In § 4 of the statute of 1869, the assessment under which was held void in Stuart v. Palmer, 74 N.Y. 183, for want of any provision whatever for notice or hearing, the authority to determine what lands, lying within three hundred feet on either side of the street, were actually benefited was delegated to commissioners. But in the statute of 1881, the legislature itself determined what lands were benefited and should be assessed. By this statute, the legislature in substance and effect assumed that all the lands within the district defined in the statute of 1869 were benefited in a sum equal to the amount of the original assessment, the expense of levying it, and interest thereon, and determined that the lots upon which no part of that assessment had been paid, and which had therefore as yet borne no share of the burden, were benefited to the extent of a certain portion of this sum. That these lots as a whole had been benefited to this extent was conclusively settled by the legislature. The statute of 1881 afforded to the owners notice and hearing upon the question of the equitable apportionment among them of the sum directed to be levied upon all of them, and thus enabled them to contest the constitutionality of the statute, and that was all the notice and hearing to which they were entitled.
of the original assessment a credit for the sum so paid by him, with interest from the time of payment.
MR. JUSTICE MATTHEWS, with whom concurred MR. JUSTICE HARLAN, dissenting.
I am unable to agree with the judgment of the Court in this case, and will state very briefly the ground of my dissent.
"I am of opinion that the Constitution sanctions no law imposing such an assessment without a notice to, and a hearing, or an opportunity of hearing, by the owners of the property to be assessed. It is not enough that the owners may by chance have notice, or that they may, as a matter of favor, have a hearing. The law must require notice to them, and give them a right to a hearing and an opportunity to be heard. It matters not, upon the question of the constitutionality of such a law, that the assessment has in fact been fairly apportioned. The constitutional validity of law is to be tested not by what has been done under it, but by what may by its authority be done. The legislature may prescribe the kind of notice, and the mode in which it shall be given, but it cannot dispense with all notice."
these 'without due process of law' has its foundation in this rule. This provision is the most important guaranty of personal rights to be found in the federal or state constitutions. It is a limitation upon an arbitrary power, and is a guaranty against arbitrary legislation. No citizen shall arbitrarily be deprived of his life, liberty, or property. This the legislature cannot do, nor authorize to be done. 'Due process of law' is not confined to judicial proceedings, but extends to every case which may deprive a citizen of life, liberty, or property -- whether the proceeding be judicial, administrative, or executive in its nature. Weimer v. Bunbury, 30 Mich. 201. This great guaranty is always and everywhere present to protect the citizen against arbitrary interference with these sacred rights."
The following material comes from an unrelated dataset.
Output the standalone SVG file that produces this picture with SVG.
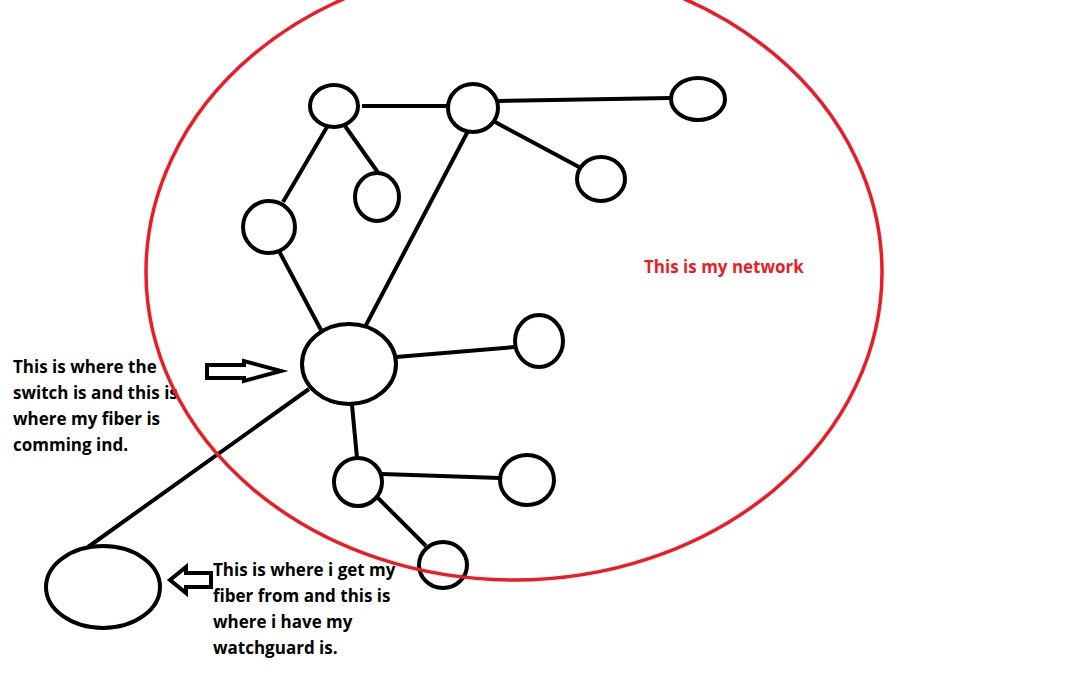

Accordingly the assessment for the expense of regulating and grading the avenue under the act of 1869, as amended by the act of 1870, was declared null and void as against parties refusing to pay.
in question were deprived of the opportunity of being heard upon the question whether the apportionment as between them and the other landowners, embraced within the original assessment district for the same improvement, was equitable and fair. They were therefore deprived by the act of 1881 of the very thing of which they were deprived by the act of 1869, on account of which the Court of Appeals of New York held the latter act to be unconstitutional and void. It is impossible for me, therefore, to reconcile the opinion of the Court of Appeals of New York now under review and the opinion of the same court in the case of Stuart v. Palmer. The same objection applies to both statutes with equal force. As I think the Court of Appeals was right in its judgment upon the first statute, I am of opinion that its judgment upon the act of 1881, involved in this writ of error, should be reversed.
The argument against this conclusion which seems to be chiefly relied on is that in the act of 1881, the legislature made a new assessment upon a new assessment district created for that purpose by the statute, and fixed the whole amount to be raised, leaving the question of apportionment open as between the parties, upon notice and a hearing, and that all this was within the admitted competency of the legislative power of the state, the exercise of which cannot be construed as depriving the parties of their property without due process of law. But it seems to be a mere evasion to say that this was an original assessment upon a district created by law for that purpose, consisting of the lands adjudged by the legislature to be benefited by the improvement. The improvement was ordered by the act of 1869, and the assessment district was created by it, and, so far as the laying out of the street and the appropriation of private property for that purpose, and awarding damages to the owners thereof, and assessing the amount of such awards, and the attendant expenses upon the lands lying within three hundred feet on either side of the avenue, which in the judgment of the commissioners should be benefited by opening and extending the street, that act and what was thus far done under it were not invalidated, but were held to be in conformity with the Constitution.
In the act of 1881, the Legislature of New York did not profess to undo anything which had been done under the act of 1869, and certainly did not begin de novo in dealing with the improvement. On the contrary, they took that portion of the old assessment for the expense of regulating, grading, and preparing the street for travel which remained unpaid, and which had been declared to be void, and revived it by a mere act of legislation as against the parties who had been judicially declared not to be bound by it, adding interest upon it from the time when it was first charged to the state by virtue of the cancellation, as well as a part of the expenses incurred in making the original assessment. Such an act of the legislature seems to me to be in violation of that provision of the Fourteenth Amendment to the federal Constitution which declares that no state shall deprive any person of his property without due process of law.
I am authorized by MR. JUSTICE HARLAN to say that he concurs in these views.